Im Gegensatz zu Wes Anderson (Die Royal Tenenbaums, Die Tiefseetaucher, Darjeeling Limited), in dessen Filmen Wilsons Qualitäten uneingeschränkt zur Geltung kommen, ist Steven Brill kein besonders feinfühliger Schauspieler-Regisseur, und auch sonst ist er sehr von seinem Material abhängig. Seine Arbeit mit Adam Sandler (Mr. Deeds, „Little Nicky“) zeigt, dass er ein stringenteres Drehbuch insgesamt auch angemessen umzusetzen versteht.
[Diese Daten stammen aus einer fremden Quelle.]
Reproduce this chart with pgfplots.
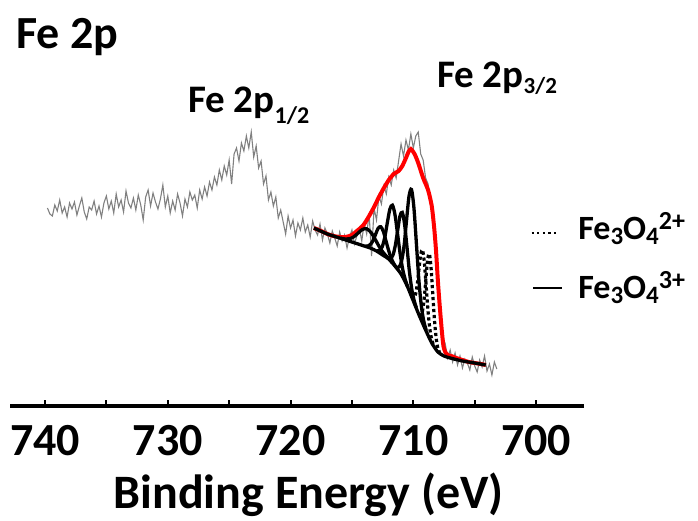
\documentclass[border=0pt]{standalone}
\usepackage{fontspec}
\setmainfont{Carlito}
\usepackage{pgfplots}
\pgfplotsset{compat=1.18}
\definecolor{spec}{RGB}{128,128,128}
\begin{document}
\begin{tikzpicture}
\path[use as bounding box] (-10pt,-114pt) rectangle (688pt,406pt);
\begin{axis}[
  scale only axis, width=574pt, height=406pt,
  xmin=696.1, xmax=742.85, x dir=reverse, ymin=0, ymax=406,
  axis x line*=bottom, axis y line=none,
  axis line style={line width=4.5pt},
  xtick={700,710,720,730,740}, minor xtick={705,715,725,735},
  tick align=inside, major tick length=6pt, minor tick length=6pt,
  tick style={line width=2pt, black},
  xticklabel style={font=\bfseries\fontsize{46}{46}\selectfont, inner sep=0pt, yshift=-19pt},
  /pgf/number format/assume math mode=true,
  clip=false,
]
% measured spectrum
\addplot[spec, line width=1.1pt] table {
739.8 198
739.6 192
739.4 190
739.2 201
739.0 195
738.8 206
738.6 193
738.4 199
738.2 189
738.0 203
737.8 197
737.6 204
737.4 191
737.2 200
737.0 208
736.8 194
736.6 187
736.4 199
736.2 196
736.0 205
735.8 192
735.6 200
735.4 189
735.2 203
735.0 210
734.8 197
734.6 205
734.4 193
734.2 212
734.0 199
733.8 206
733.6 194
733.4 215
733.2 203
733.0 198
732.8 208
732.6 196
732.4 211
732.2 201
732.0 186
731.8 209
731.6 216
731.4 200
731.2 213
731.0 204
730.8 197
730.6 207
730.4 221
730.2 199
730.0 210
729.8 193
729.6 205
729.4 196
729.2 212
729.0 203
728.8 190
728.6 207
728.4 199
728.2 214
728.0 206
727.8 211
727.6 198
727.4 216
727.2 207
727.0 219
726.8 210
726.6 224
726.4 216
726.2 229
726.0 221
725.8 236
725.6 226
725.4 240
725.2 231
725.0 246
724.8 222
724.6 252
724.4 258
724.2 245
724.0 263
723.8 255
723.6 270
723.4 258
723.2 274
723.0 249
722.8 260
722.6 238
722.4 245
722.2 222
722.0 230
721.8 206
721.6 214
721.4 200
721.2 209
721.0 188
720.8 196
720.6 184
720.4 172
720.2 190
720.0 178
719.8 186
719.6 170
719.4 183
719.2 176
719.0 188
718.8 174
718.6 181
718.4 169
718.2 185
718.0 176
717.8 171
717.6 182
717.4 166
717.2 178
717.0 172
716.8 163
716.6 175
716.4 168
716.2 160
716.0 174
715.8 165
715.6 171
715.4 158
715.2 169
715.0 176
714.8 162
714.6 170
714.4 178
714.2 165
714.0 183
713.8 172
713.6 192
713.4 150
713.2 198
713.0 186
712.8 210
712.6 202
712.4 220
712.2 212
712.0 229
711.8 221
711.6 236
711.4 228
711.2 245
711.0 262
710.8 250
710.6 266
710.4 256
710.2 272
710.0 258
709.8 270
709.6 274
709.4 252
709.2 246
709.0 228
708.8 222
708.6 205
708.4 190
708.2 158
708.0 128
707.8 92
707.6 70
707.4 62
707.2 48
707.0 56
706.8 44
706.6 53
706.4 41
706.2 50
706.0 38
705.8 47
705.6 43
705.4 36
705.2 49
705.0 40
704.8 34
704.6 46
704.4 39
704.2 50
704.0 35
703.8 42
703.6 31
703.4 44
703.2 37
};
% envelope
\addplot[red, line width=4pt, smooth, tension=0.4] table {
718.1 178
717.5 175
717.0 172
716.5 170
716.0 169
715.5 169
715.0 171
714.6 175
714.3 178
714.0 182
713.6 190
713.2 199
712.8 209
712.4 218
712.0 226
711.6 232
711.2 235
710.9 240
710.6 248
710.4 254
710.2 257
709.9 252
709.6 243
709.2 228
708.8 216
708.5 200
708.3 178
708.15 155
708.0 125
707.85 100
707.7 78
707.55 60
707.4 54
707.2 51
706.9 50
706.5 48
706.0 46
705.5 44
705.0 43
704.5 42
704.1 41
};
% background
\addplot[black, line width=3.3pt, smooth, tension=0.4] table {
718.1 178
717.0 172
716.0 168
715.5 166
715.0 164
714.5 162
714.0 160
713.5 158
713.0 155
712.5 151
712.0 147
711.5 140
711.0 132
710.5 120
710.0 105
709.5 90
709.0 76
708.5 63
708.0 54
707.5 50
707.0 48
706.0 45
705.0 43
704.1 41
};
% Fe3+ components
\addplot[black, line width=3.3pt, smooth] table {
715.9 167.8
715.55 167.0
715.2 167.2
714.85 169.2
714.5 172.9
714.15 176.5
713.8 177.2
713.45 173.6
713.1 166.5
712.75 158.8
712.4 152.6
712.05 148.2
711.7 143.0
};
\addplot[black, line width=3.3pt, smooth] table {
713.91 159.9
713.70 160.0
713.49 161.6
713.28 165.5
713.07 171.8
712.86 177.9
712.65 179.2
712.44 174.5
712.23 165.2
712.02 155.9
711.81 148.0
711.60 142.6
711.39 138.5
};
\addplot[black, line width=3.3pt, smooth] table {
712.96 155.3
712.75 155.5
712.54 159.1
712.33 168.4
712.12 183.2
711.91 196.9
711.70 200.8
711.49 191.0
711.28 171.7
711.07 151.9
710.86 136.4
710.65 126.1
710.44 118.8
};
\addplot[black, line width=3.3pt, smooth] table {
712.04 147.1
711.85 147.7
711.66 150.9
711.47 160.3
711.28 175.3
711.09 189.9
710.90 193.6
710.71 181.5
710.52 159.3
710.33 135.7
710.14 117.9
709.95 106.3
709.76 98.5
};
\addplot[black, line width=3.3pt, smooth] table {
711.35 138.8
711.15 139.1
710.95 145.3
710.75 160.7
710.55 186.1
710.35 209.9
710.15 216.5
709.95 197.9
709.75 162.4
709.55 126.2
709.35 100.3
709.15 84.9
708.95 75.9
};
% Fe2+ components
\addplot[black, line width=3.2pt, dash pattern=on 3.2pt off 2.8pt, smooth] table {
710.15 110.3
710.0 108.2
709.85 110.4
709.7 119.7
709.55 135.8
709.4 151.6
709.25 156.0
709.1 143.2
708.95 119.0
708.8 94.5
708.65 76.8
708.5 66.2
708.35 61.1
};
\addplot[black, line width=3.2pt, dash pattern=on 3.2pt off 2.8pt, smooth] table {
709.54 92.1
709.40 90.9
709.26 94.7
709.12 106.7
708.98 126.4
708.84 145.9
708.70 152.2
708.56 138.7
708.42 112.5
708.28 86.3
708.14 67.9
708.00 57.7
707.86 53.8
};
% legend samples
\addplot[black, line width=2.2pt, dash pattern=on 2.2pt off 3.4pt] coordinates {(700.37,173) (698.09,173)};
\addplot[black, line width=2.6pt] coordinates {(700.24,118) (697.88,118)};
% texts
\node[anchor=base west, inner sep=0pt, font=\bfseries\fontsize{46}{46}\selectfont] at (axis cs:742.36,358) {Fe 2p};
\node[anchor=base west, inner sep=0pt, font=\bfseries\fontsize{39}{39}\selectfont] at (axis cs:728.35,294) {Fe 2p\raisebox{-11pt}{\fontsize{24}{24}\selectfont 1/2}};
\node[anchor=base west, inner sep=0pt, font=\bfseries\fontsize{39}{39}\selectfont] at (axis cs:708.07,319) {Fe 2p\raisebox{-6pt}{\fontsize{23}{23}\selectfont 3/2}};
\node[anchor=base, inner sep=0pt, font=\bfseries\fontsize{48}{48}\selectfont] at (axis cs:718.53,-102) {Binding Energy (eV)};
\node[anchor=base west, inner sep=0pt, font=\bfseries\fontsize{34}{34}\selectfont] at (axis cs:696.58,167) {Fe\raisebox{-5pt}{\fontsize{25}{25}\selectfont 3}O\raisebox{-5pt}{\fontsize{25}{25}\selectfont 4}\raisebox{10pt}{\fontsize{26}{26}\selectfont 2+}};
\node[anchor=base west, inner sep=0pt, font=\bfseries\fontsize{34}{34}\selectfont] at (axis cs:696.58,108) {Fe\raisebox{-5pt}{\fontsize{25}{25}\selectfont 3}O\raisebox{-5pt}{\fontsize{25}{25}\selectfont 4}\raisebox{10pt}{\fontsize{26}{26}\selectfont 3+}};
\end{axis}
\end{tikzpicture}
\end{document}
Demgegenüber ist „Ein Mann für alle Unfälle“ nicht missraten wie etwa Trouble ohne Paddel, aber Brill gelingt es alles in allem nicht, die Ausgangssituation, die stark an „Die Schulhofratten von Chicago“ orientiert ist - und dessen Leibwächter Adam Baldwin (Serenity) hier einen Cameo-Auftritt absolviert -, und den Drillbit-Charakter organisch zusammenzuführen. Dieser „Mann für alle Unfälle“ ist trotzdem nicht verunglückt, sondern trotz einiger Pannen oft wirklich komisch. Es ist nicht alles Gold, was Judd Apatow anfasst, aber etwas zu lachen gibt es immer.